Between challenges the pool she likes challenges that exercise her mind. "I love puzzles. We had a jigsaw at the training camp with a GBR bum on it - Ross Davenport's bum. Well he was wearing trunks with a GBR logo on the back." Thank goodness for that.

Adlington will have a puzzle or two with her as she arrives in the Olympic village in east London on July 24, four years on from arriving in Beijing among title hopes over 800m and and outside medal chance over 400m. Since claiming gold in both battles, she had endured the fallout of shiny suits in Rome, climbed back on her dolphin and claimed the European 400m crown, Commonwealth 400m and 800m titles and the world 800m crown at the helm of several other podium places, and this year finds herself ranked world top 3 in both distance freestyle events so far this season.
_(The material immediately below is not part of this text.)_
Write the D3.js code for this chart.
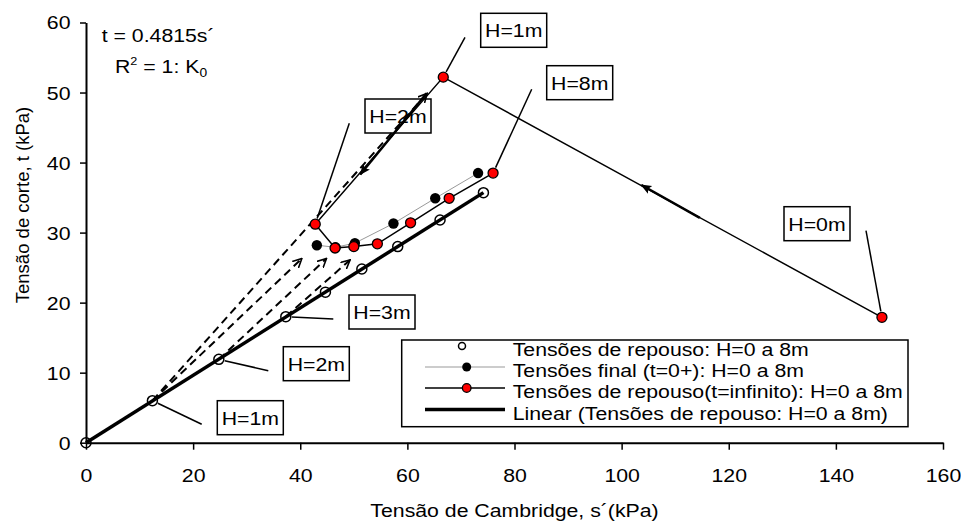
<!DOCTYPE html>
<meta charset="utf-8">
<style>
body { margin: 0; background: #fff; }
svg { font-family: "Liberation Sans", Arial, sans-serif; font-size: 18.5px; }
</style>
<svg width="961" height="528"></svg>
<script src="https://d3js.org/d3.v7.min.js"></script>
<script>

// depth of each point, m
var depths = [0, 1, 2, 3, 4, 5, 6, 7, 8];

// at-rest stresses (open circles)
var restS = [0, 12.4, 24.8, 37.3, 44.7, 51.5, 58.2, 66.1, 74.2];
var restT = [0, 6.0, 11.9, 18.0, 21.5, 24.8, 28.0, 31.8, 35.7];

// final stresses t=0+ (black dots), H=3..8
var finalDepths = [3, 4, 5, 6, 7, 8];
var finalS = [43.1, 46.6, 50.2, 57.4, 65.2, 73.2];
var finalT = [28.2, 27.9, 28.5, 31.3, 34.9, 38.5];

// stresses at t=infinity (red dots), H=0..8
var longS = [148.6, 66.7, 42.8, 46.5, 50.0, 54.4, 60.6, 67.8, 76.0];
var longT = [17.9, 52.2, 31.2, 27.8, 28.0, 28.4, 31.4, 34.9, 38.5];

// hand drawn dashed arrows: start at a rest point, tip in (s, t)
var dashFrom = [1, 1, 2, 3];
var dashTipS = [63.7, 40.3, 44.9, 49.3];
var dashTipT = [49.9, 26.3, 26.3, 26.1];

// hand drawn solid arrows along the path
var pathArrowFromS = [114.6, 63.6];
var pathArrowFromT = [32.1, 49.9];
var pathArrowToS = [103.7, 51.2];
var pathArrowToT = [36.8, 38.3];

var xTicks = [0, 20, 40, 60, 80, 100, 120, 140, 160];
var yTicks = [0, 10, 20, 30, 40, 50, 60];

var legendLabels = [
  "Tensões de repouso: H=0 a 8m",
  "Tensões final (t=0+): H=0 a 8m",
  "Tensões de repouso(t=infinito): H=0 a 8m",
  "Linear (Tensões de repouso: H=0 a 8m)"
];

var SX = 1.15; // text in the picture is a bit wide

var svg = d3.select("svg");

var x = d3.scaleLinear().domain([0, 160]).range([86, 943]),
    y = d3.scaleLinear().domain([0, 60]).range([442.7, 22.5]);

function label(sel, px, py, str, anchor) {
  return sel.append("text")
      .attr("transform", "translate(" + px + "," + py + ") scale(" + SX + ",1)")
      .attr("text-anchor", anchor || "start")
      .text(str);
}

// arrow heads
var defs = svg.append("defs");
defs.append("marker")
    .attr("id", "open")
    .attr("viewBox", "0 0 10 10")
    .attr("refX", 9).attr("refY", 5)
    .attr("markerWidth", 10).attr("markerHeight", 10)
    .attr("markerUnits", "userSpaceOnUse")
    .attr("orient", "auto")
  .append("path")
    .attr("d", "M0,0.5L9,5L0,9.5")
    .attr("fill", "none")
    .attr("stroke", "#000")
    .attr("stroke-width", 1.6);
defs.append("marker")
    .attr("id", "solid")
    .attr("viewBox", "0 0 10 10")
    .attr("refX", 9).attr("refY", 5)
    .attr("markerWidth", 11).attr("markerHeight", 11)
    .attr("markerUnits", "userSpaceOnUse")
    .attr("orient", "auto")
  .append("path")
    .attr("d", "M0,1L10,5L0,9L2,5Z")
    .attr("fill", "#000");

// axes
var gx = svg.append("g")
    .attr("transform", "translate(0," + y(0) + ")")
    .call(d3.axisBottom(x).tickValues(xTicks).tickSize(7).tickSizeOuter(0));
var gy = svg.append("g")
    .attr("transform", "translate(" + x(0) + ",0)")
    .call(d3.axisLeft(y).tickValues(yTicks).tickSize(6).tickSizeOuter(0));

[gx, gy].forEach(function(g) {
  g.attr("font-size", null).attr("font-family", null);
  g.select(".domain").attr("stroke-width", 2);
  g.selectAll(".tick line").attr("stroke-width", 1.5);
  g.selectAll(".tick text").attr("fill", "#000");
});
gx.selectAll(".tick text")
    .attr("y", 39).attr("dy", null)
    .attr("transform", "scale(" + SX + ",1)")
    .attr("x", function(d) { return 0; });
gx.selectAll(".tick").each(function(d) {
  d3.select(this).select("text").attr("transform", "scale(" + SX + ",1)");
});
gy.selectAll(".tick text")
    .attr("x", -15.5 / SX).attr("dy", "0.35em")
    .attr("transform", "scale(" + SX + ",1)");

// axis titles
label(svg, 514.5, 516.7, "Tensão de Cambridge, s´(kPa)", "middle");
svg.append("text")
    .attr("transform", "translate(28.5,205) rotate(-90)")
    .attr("text-anchor", "middle")
    .text("Tensão de corte, t (kPa)");

// trendline label
label(svg, 101.7, 41.7, "t = 0.4815s´");
var r2 = svg.append("text")
    .attr("transform", "translate(115,72.5) scale(" + SX + ",1)");
r2.append("tspan").text("R");
r2.append("tspan").attr("font-size", "11px").attr("dy", -8).text("2");
r2.append("tspan").attr("dy", 8).text(" = 1: K");
r2.append("tspan").attr("font-size", "12px").attr("dy", 4).text("0");

// callout boxes (drawn under the data lines)
var callouts = [
  {text: "H=1m", s: longS[1], t: longT[1], bx: 480.7, by: 13.3, lx: 465, ly: 37.3},
  {text: "H=8m", s: longS[8], t: longT[8], bx: 546.7, by: 65.7, lx: 531.7, ly: 89.3},
  {text: "H=2m", s: longS[2], t: longT[2], bx: 365, by: 99, lx: 349.3, ly: 123.3},
  {text: "H=0m", s: longS[0], t: longT[0], bx: 784, by: 206.7, lx: 866, ly: 230.7},
  {text: "H=3m", s: restS[3], t: restT[3], bx: 349, by: 295, lx: 333.3, ly: 319},
  {text: "H=2m", s: restS[2], t: restT[2], bx: 283.3, by: 346.7, lx: 268.3, ly: 370.7},
  {text: "H=1m", s: restS[1], t: restT[1], bx: 217.3, by: 400.7, lx: 201.7, ly: 424.3}
];
callouts.forEach(function(c) {
  var px = x(c.s), py = y(c.t),
      dx = c.lx - px, dy = c.ly - py, len = Math.sqrt(dx * dx + dy * dy);
  svg.append("line")
      .attr("x1", c.lx).attr("y1", c.ly)
      .attr("x2", px + dx / len * 6).attr("y2", py + dy / len * 6)
      .attr("stroke", "#000").attr("stroke-width", 1.5);
  svg.append("rect")
      .attr("x", c.bx).attr("y", c.by)
      .attr("width", 66).attr("height", 34)
      .attr("fill", "#fff").attr("stroke", "#000").attr("stroke-width", 1.5);
  label(svg, c.bx + 33, c.by + 24, c.text, "middle");
});

// linear trendline through the origin (least squares)
var sxy = d3.sum(restS, function(s, i) { return s * restT[i]; }),
    sxx = d3.sum(restS, function(s) { return s * s; }),
    slope = sxy / sxx,
    sMax = d3.max(restS);
svg.append("line")
    .attr("x1", x(0)).attr("y1", y(0))
    .attr("x2", x(sMax)).attr("y2", y(slope * sMax))
    .attr("stroke", "#000").attr("stroke-width", 3.5);

// dashed arrows
dashFrom.forEach(function(k, i) {
  svg.append("line")
      .attr("x1", x(restS[k])).attr("y1", y(restT[k]))
      .attr("x2", x(dashTipS[i])).attr("y2", y(dashTipT[i]))
      .attr("stroke", "#000").attr("stroke-width", 2)
      .attr("stroke-dasharray", "8,5")
      .attr("marker-end", "url(#open)");
});

// final (t=0+) series
var line = d3.line().x(function(d) { return x(d[0]); }).y(function(d) { return y(d[1]); });
var finalPts = finalS.map(function(s, i) { return [s, finalT[i]]; });
svg.append("path")
    .attr("d", line(finalPts))
    .attr("fill", "none").attr("stroke", "#999").attr("stroke-width", 1);
svg.selectAll(".final")
  .data(finalPts)
  .enter().append("circle")
    .attr("class", "final")
    .attr("cx", function(d) { return x(d[0]); })
    .attr("cy", function(d) { return y(d[1]); })
    .attr("r", 5.2)
    .attr("fill", "#000");

// t = infinity series
var longPts = longS.map(function(s, i) { return [s, longT[i]]; });
svg.append("path")
    .attr("d", line(longPts))
    .attr("fill", "none").attr("stroke", "#000").attr("stroke-width", 1.5);

// solid arrows on the path
pathArrowFromS.forEach(function(s, i) {
  svg.append("line")
      .attr("x1", x(s)).attr("y1", y(pathArrowFromT[i]))
      .attr("x2", x(pathArrowToS[i])).attr("y2", y(pathArrowToT[i]))
      .attr("stroke", "#000").attr("stroke-width", 2.5)
      .attr("marker-end", "url(#solid)");
});

svg.selectAll(".long")
  .data(longPts)
  .enter().append("circle")
    .attr("class", "long")
    .attr("cx", function(d) { return x(d[0]); })
    .attr("cy", function(d) { return y(d[1]); })
    .attr("r", 5)
    .attr("fill", "#f00")
    .attr("stroke", "#000").attr("stroke-width", 1.3);

// at-rest series
svg.selectAll(".rest")
  .data(restS)
  .enter().append("circle")
    .attr("class", "rest")
    .attr("cx", function(d) { return x(d); })
    .attr("cy", function(d, i) { return y(restT[i]); })
    .attr("r", 5)
    .attr("fill", "none")
    .attr("stroke", "#000").attr("stroke-width", 1.5);

// legend
var lg = svg.append("g");
lg.append("rect")
    .attr("x", 401.7).attr("y", 340)
    .attr("width", 506.3).attr("height", 86.7)
    .attr("fill", "#fff").attr("stroke", "#000").attr("stroke-width", 1.5);
var rows = [356, 377, 398, 419.5];
rows.forEach(function(b, i) {
  var cy = b - 10;
  if (i === 1 || i === 2 || i === 3) {
    lg.append("line")
        .attr("x1", 425).attr("x2", 505).attr("y1", cy).attr("y2", cy)
        .attr("stroke", i === 1 ? "#999" : "#000")
        .attr("stroke-width", i === 1 ? 1 : (i === 2 ? 1.5 : 3.5));
  }
  if (i === 0) {
    lg.append("circle").attr("cx", 462).attr("cy", cy).attr("r", 3.5)
        .attr("fill", "#fff").attr("stroke", "#000").attr("stroke-width", 1.5);
  } else if (i === 1) {
    lg.append("circle").attr("cx", 466.7).attr("cy", cy).attr("r", 4.5).attr("fill", "#000");
  } else if (i === 2) {
    lg.append("circle").attr("cx", 466.7).attr("cy", cy).attr("r", 4.3)
        .attr("fill", "#f00").attr("stroke", "#000").attr("stroke-width", 1.3);
  }
  label(lg, 512.7, b, legendLabels[i]);
});

</script>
Asked to pinpoint valuable lessons along the way, she said: "I have definitely learned more from my disappointments over the last four years than I have from my good times. I think every swimmer has to go through that. if you can't learn from them and move on well then you will just keep doing downhill. That is part of being in sport. I remember the Europeans (800m free, 2010, well off the pace). I came out crying when I finished seventh or something. I learned so much from that experience. That makes you so much stronger, so much more determined."
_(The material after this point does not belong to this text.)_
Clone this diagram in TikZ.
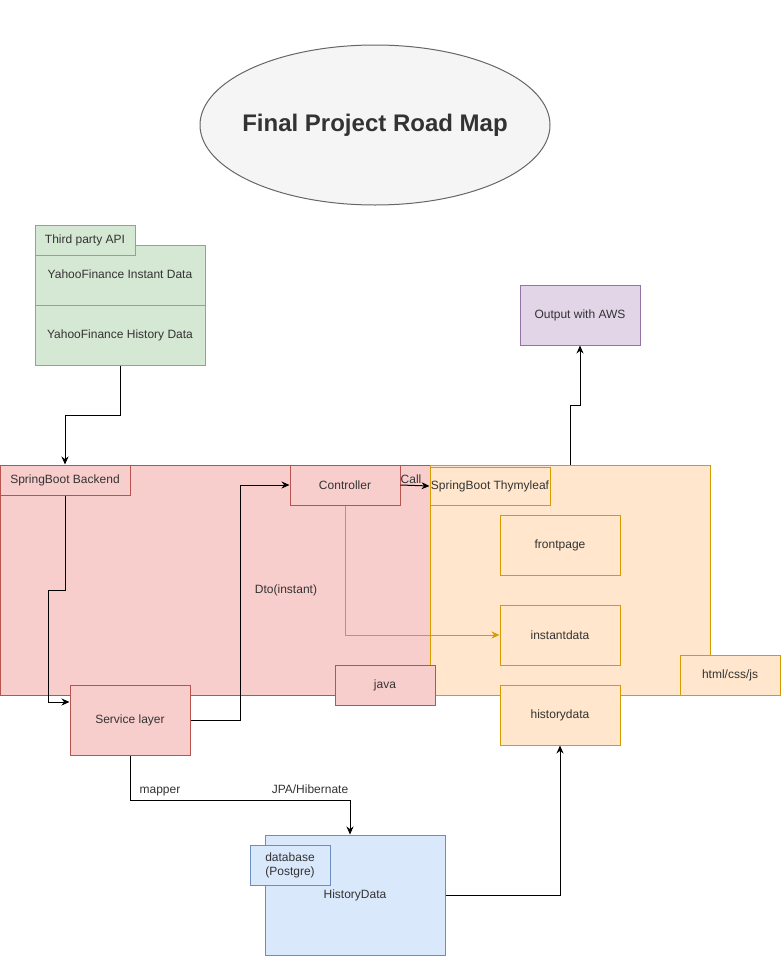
\documentclass[tikz,border=0pt]{standalone}
\usepackage{fontspec}
\setmainfont{Liberation Sans}
\usetikzlibrary{arrows.meta,shapes.geometric}

\definecolor{greenfill}{HTML}{D5E8D4}
\definecolor{greenline}{HTML}{82B366}
\definecolor{redfill}{HTML}{F8CECC}
\definecolor{redline}{HTML}{B85450}
\definecolor{orangefill}{HTML}{FFE6CC}
\definecolor{orangeline}{HTML}{D79B00}
\definecolor{purplefill}{HTML}{E1D5E7}
\definecolor{purpleline}{HTML}{9673A6}
\definecolor{bluefill}{HTML}{DAE8FC}
\definecolor{blueline}{HTML}{6C8EBF}
\definecolor{greyfill}{HTML}{F5F5F5}
\definecolor{greyline}{HTML}{666666}
\definecolor{darktext}{HTML}{333333}

\tikzset{
    box/.style={rectangle, draw, line width=1pt, inner sep=0pt, align=center,
        font=\fontsize{12}{14}\selectfont, text=darktext},
    greenbox/.style={box, fill=greenfill, draw=greenline},
    redbox/.style={box, fill=redfill, draw=redline},
    orangebox/.style={box, fill=orangefill, draw=orangeline},
    purplebox/.style={box, fill=purplefill, draw=purpleline},
    bluebox/.style={box, fill=bluefill, draw=blueline},
    link/.style={line width=1pt, -{Stealth[length=8pt,width=7pt]}},
    tag/.style={font=\fontsize{12}{14}\selectfont, text=darktext, inner sep=1pt}
}

\begin{document}
\begin{tikzpicture}[x=1pt,y=-1pt]
    \useasboundingbox (0,0) rectangle (781,956);

    % title
    \node[ellipse, draw=greyline, fill=greyfill, line width=1pt, inner sep=0pt,
        minimum width=350, minimum height=160] (title) at (375,125) {};
    \node[text=darktext, font=\fontsize{24}{28}\selectfont\bfseries] (titletext)
        at (title.center) {Final Project Road Map};

    % third party api
    \node[greenbox, minimum width=170, minimum height=120] (api) at (120,305) {};
    \draw[greenline, line width=1pt] (35,305) -- (205,305);
    \node[greenbox, minimum width=100, minimum height=30] (apitab) at (85,240) {Third party API};
    \node[tag] (instant) at (120,274) {YahooFinance Instant Data};
    \node[tag] (history) at (120,335) {YahooFinance History Data};

    % backend and frontend areas
    \node[redbox, minimum width=430, minimum height=230] (backend) at (215,580) {};
    \node[orangebox, minimum width=280, minimum height=230] (frontend) at (570,580) {};
    \node[redbox, minimum width=130, minimum height=30] (backendtab) at (65,480) {SpringBoot Backend};
    \node[redbox, minimum width=110, minimum height=40] (controller) at (345,485) {Controller};
    \node[orangebox, minimum width=120, minimum height=38] (thymeleaf) at (490,486) {SpringBoot Thymyleaf};
    \node[orangebox, minimum width=120, minimum height=60] (frontpage) at (560,545) {frontpage};
    \node[orangebox, minimum width=120, minimum height=60] (instantdata) at (560,635) {instantdata};
    \node[orangebox, minimum width=120, minimum height=60] (historydata) at (560,715) {historydata};
    \node[orangebox, minimum width=100, minimum height=40] (webtab) at (730,675) {html/css/js};
    \node[redbox, minimum width=100, minimum height=40] (java) at (385,685) {java};
    \node[redbox, minimum width=120, minimum height=70] (service) at (130,720) {Service layer};

    % output
    \node[purplebox, minimum width=120, minimum height=60] (aws) at (580,315) {Output with AWS};

    % database
    \node[bluebox, minimum width=180, minimum height=120] (db) at (355,895) {HistoryData};
    \node[bluebox, minimum width=80, minimum height=40] (dbtab) at (290,865) {database\\(Postgre)};

    % connectors
    \draw[link] (api.south) |- (65,415) -- (backendtab.north);
    \draw[link] (backendtab.south) -- (65,590) -| (48,702) -- (service.west |- 0,702);
    \draw[link] (service.east) -| (240,485) -- (controller.west);
    \draw[link] (controller.east) -- (thymeleaf.west);
    \draw[link, draw=orangeline, -{Stealth[length=8pt,width=7pt]}, line width=0.8pt]
        (controller.south) |- (instantdata.west);
    \draw[link] (service.south) |- (350,800) -- (db.north -| 350,0);
    \draw[link] (db.east) -| (historydata.south);
    \draw[link] (frontend.north) -- (570,405) -| (aws.south);

    % labels
    \node[tag] (call) at (411,479) {Call};
    \node[tag] (dto) at (286,590) {Dto(instant)};
    \node[tag] (mapper) at (160,792) {mapper};
    \node[tag] (jpa) at (310,789) {JPA/Hibernate};
\end{tikzpicture}
\end{document}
Failure did not cause the tears. "I was crying because I disappointed myself," she says. "I knew what I was capable of. I realised how much it meant to me. If I wasn't upset then I would think why am i doing this. Am I in it for the right reason. If I had won everything since Beijing it would be boring. The whole thing that makes sport interesting is that not everyone wins all the time. 
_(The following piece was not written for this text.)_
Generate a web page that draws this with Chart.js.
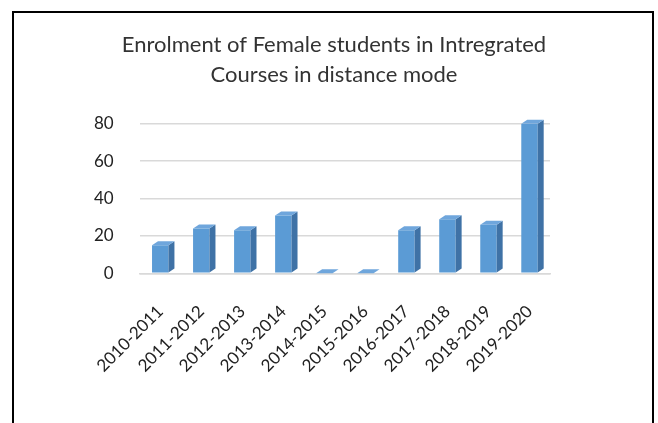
<!DOCTYPE html>
<html>
<head>
<meta charset="utf-8">
<script src="https://cdn.jsdelivr.net/npm/chart.js@4.4.0/dist/chart.umd.min.js"></script>
<style>
  html, body { margin: 0; padding: 0; background: #fff; }
  #wrap { position: relative; width: 658px; height: 423px; }
  #frame {
    position: absolute; left: 12px; top: 11px; width: 638px; height: 420px;
    border: 2px solid #000; border-bottom: none; pointer-events: none;
  }
</style>
</head>
<body>
<div id="wrap">
  <canvas id="chart" width="658" height="423"></canvas>
  <div id="frame"></div>
</div>
<script>
const years = ['2010-2011', '2011-2012', '2012-2013', '2013-2014', '2014-2015',
               '2015-2016', '2016-2017', '2017-2018', '2018-2019', '2019-2020'];
const enrolment = [15, 24, 23, 31, 0, 0, 23, 29, 26, 80];
const yTicks = [0, 20, 40, 60, 80];

// fake 3D look: side and top faces from each bar's own geometry
const depth = {
  id: 'depth',
  afterDatasetsDraw(chart) {
    const ctx = chart.ctx;
    const meta = chart.getDatasetMeta(0);
    const dx = 6, dy = -4;
    meta.data.forEach(bar => {
      const p = bar.getProps(['x', 'y', 'base', 'width'], true);
      const l = p.x - p.width / 2, r = p.x + p.width / 2;
      ctx.save();
      ctx.fillStyle = '#3F72A6';
      ctx.beginPath();
      ctx.moveTo(r, p.base);
      ctx.lineTo(r + dx, p.base + dy);
      ctx.lineTo(r + dx, p.y + dy);
      ctx.lineTo(r, p.y);
      ctx.closePath();
      ctx.fill();
      ctx.fillStyle = '#6FA6DC';
      ctx.beginPath();
      ctx.moveTo(l, p.y);
      ctx.lineTo(l + dx, p.y + dy);
      ctx.lineTo(r + dx, p.y + dy);
      ctx.lineTo(r, p.y);
      ctx.closePath();
      ctx.fill();
      ctx.restore();
    });
  }
};

new Chart(document.getElementById('chart'), {
  type: 'bar',
  data: {
    labels: years,
    datasets: [{
      data: enrolment,
      backgroundColor: '#5B9BD5',
      barPercentage: 0.4,
      categoryPercentage: 1.0
    }]
  },
  options: {
    responsive: false,
    animation: false,
    layout: {
      autoPadding: false, // first slanted label may hang out to the left
      padding: { left: 68, right: 58, top: 0, bottom: 27 }
    },
    plugins: {
      legend: { display: false },
      tooltip: { enabled: false },
      title: {
        display: true,
        text: ['Enrolment of Female students in Intregrated', 'Courses in distance mode'],
        color: '#333',
        font: { family: 'Lato', size: 22, weight: 'normal', lineHeight: 1.36 },
        padding: { top: 30, bottom: 34 }
      }
    },
    scales: {
      x: {
        grid: { display: false },
        border: { display: true, color: '#D9D9D9', width: 1.5 },
        ticks: {
          color: '#222',
          font: { family: 'Lato', size: 17 },
          maxRotation: 45, minRotation: 45,
          padding: 20
        }
      },
      y: {
        min: 0, max: 80,
        afterBuildTicks: axis => { axis.ticks = yTicks.map(v => ({ value: v })); },
        grid: { color: '#D9D9D9', lineWidth: 1.5, drawTicks: false },
        border: { display: false },
        ticks: {
          color: '#222',
          font: { family: 'Lato', size: 17 },
          padding: 26
        }
      },
      yR: {
        position: 'right',
        grid: { display: false },
        border: { display: false },
        ticks: { display: false },
        afterFit: axis => { axis.width = 50; }
      }
    }
  },
  plugins: [depth]
});
</script>
</body>
</html>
"Everyone likes it when Michael Phelps gets beat. It's because he has won so much it's good to see he is human or that other swimmers are catching him up. He has his bad days as well." And eats them up as fuel for next time, just as Adlington has done, a poor 800m swim in Budapest in 2010 followed by victory in the 400m final.

Since British trials in March, Adlington has been working on her weakness. "It's always my turns I need to keep working on. They are always my weakest point. The rest of it is down to having some consistent work. I'm slow on the turns because I use them as recovery. You do so many you don't realise how much of an impact it makes. I'm a bit lazy at turning. I think rest, rest, rest at the end of a length."

That showed up in her epic battle for the 800m title with Denmarks' Lotte Friis in Shanghai last summer but the racer in the Olympic champion overrode the loss: on the swim phase she made up for a tiny loss at each turn - and on the last lap, a touch not a turn in sight, the world got to see why she is a winner, every sinew and strength channelled into the point of the exercise: victory.